• **TASK GOAL**
Make an exact copy of all the material below, apart from the pictures.

● ● ●

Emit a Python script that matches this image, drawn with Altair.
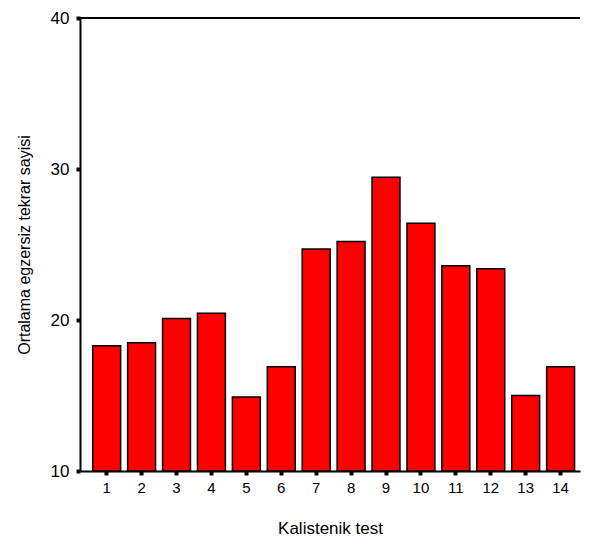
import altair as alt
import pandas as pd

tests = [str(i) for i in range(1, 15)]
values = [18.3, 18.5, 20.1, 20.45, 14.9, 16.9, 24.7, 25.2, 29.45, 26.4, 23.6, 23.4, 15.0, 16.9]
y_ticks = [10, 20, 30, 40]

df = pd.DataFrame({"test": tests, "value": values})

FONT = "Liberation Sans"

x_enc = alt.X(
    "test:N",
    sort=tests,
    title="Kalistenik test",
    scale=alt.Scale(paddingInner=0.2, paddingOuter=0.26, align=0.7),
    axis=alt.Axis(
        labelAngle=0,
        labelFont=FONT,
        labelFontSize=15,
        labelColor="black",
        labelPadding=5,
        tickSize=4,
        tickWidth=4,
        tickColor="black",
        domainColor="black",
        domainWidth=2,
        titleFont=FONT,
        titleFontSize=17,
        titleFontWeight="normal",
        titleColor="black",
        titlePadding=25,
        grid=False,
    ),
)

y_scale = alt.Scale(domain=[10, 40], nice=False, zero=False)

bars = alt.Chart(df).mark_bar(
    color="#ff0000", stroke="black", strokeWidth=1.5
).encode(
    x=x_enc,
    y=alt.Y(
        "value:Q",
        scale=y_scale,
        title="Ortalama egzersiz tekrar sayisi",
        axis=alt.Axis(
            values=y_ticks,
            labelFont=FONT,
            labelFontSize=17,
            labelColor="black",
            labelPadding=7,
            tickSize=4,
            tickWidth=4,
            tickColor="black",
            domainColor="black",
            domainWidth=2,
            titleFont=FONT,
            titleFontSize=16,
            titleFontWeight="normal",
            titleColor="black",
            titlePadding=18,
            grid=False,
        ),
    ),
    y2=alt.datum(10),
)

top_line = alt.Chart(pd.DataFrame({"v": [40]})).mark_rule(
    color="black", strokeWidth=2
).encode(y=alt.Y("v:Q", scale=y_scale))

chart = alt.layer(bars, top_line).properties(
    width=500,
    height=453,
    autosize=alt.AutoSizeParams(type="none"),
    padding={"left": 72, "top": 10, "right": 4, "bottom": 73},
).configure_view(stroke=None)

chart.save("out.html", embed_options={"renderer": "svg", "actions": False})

● ● ●

• **ANSWER TO THIS EXERCISE**
Emit a Python script that matches this image, drawn with Altair.
import altair as alt
import pandas as pd

tests = [str(i) for i in range(1, 15)]
values = [18.3, 18.5, 20.1, 20.45, 14.9, 16.9, 24.7, 25.2, 29.45, 26.4, 23.6, 23.4, 15.0, 16.9]
y_ticks = [10, 20, 30, 40]

df = pd.DataFrame({"test": tests, "value": values})

FONT = "Liberation Sans"

x_enc = alt.X(
    "test:N",
    sort=tests,
    title="Kalistenik test",
    scale=alt.Scale(paddingInner=0.2, paddingOuter=0.26, align=0.7),
    axis=alt.Axis(
        labelAngle=0,
        labelFont=FONT,
        labelFontSize=15,
        labelColor="black",
        labelPadding=5,
        tickSize=4,
        tickWidth=4,
        tickColor="black",
        domainColor="black",
        domainWidth=2,
        titleFont=FONT,
        titleFontSize=17,
        titleFontWeight="normal",
        titleColor="black",
        titlePadding=25,
        grid=False,
    ),
)

y_scale = alt.Scale(domain=[10, 40], nice=False, zero=False)

bars = alt.Chart(df).mark_bar(
    color="#ff0000", stroke="black", strokeWidth=1.5
).encode(
    x=x_enc,
    y=alt.Y(
        "value:Q",
        scale=y_scale,
        title="Ortalama egzersiz tekrar sayisi",
        axis=alt.Axis(
            values=y_ticks,
            labelFont=FONT,
            labelFontSize=17,
            labelColor="black",
            labelPadding=7,
            tickSize=4,
            tickWidth=4,
            tickColor="black",
            domainColor="black",
            domainWidth=2,
            titleFont=FONT,
            titleFontSize=16,
            titleFontWeight="normal",
            titleColor="black",
            titlePadding=18,
            grid=False,
        ),
    ),
    y2=alt.datum(10),
)

top_line = alt.Chart(pd.DataFrame({"v": [40]})).mark_rule(
    color="black", strokeWidth=2
).encode(y=alt.Y("v:Q", scale=y_scale))

chart = alt.layer(bars, top_line).properties(
    width=500,
    height=453,
    autosize=alt.AutoSizeParams(type="none"),
    padding={"left": 72, "top": 10, "right": 4, "bottom": 73},
).configure_view(stroke=None)

chart.save("out.html", embed_options={"renderer": "svg", "actions": False})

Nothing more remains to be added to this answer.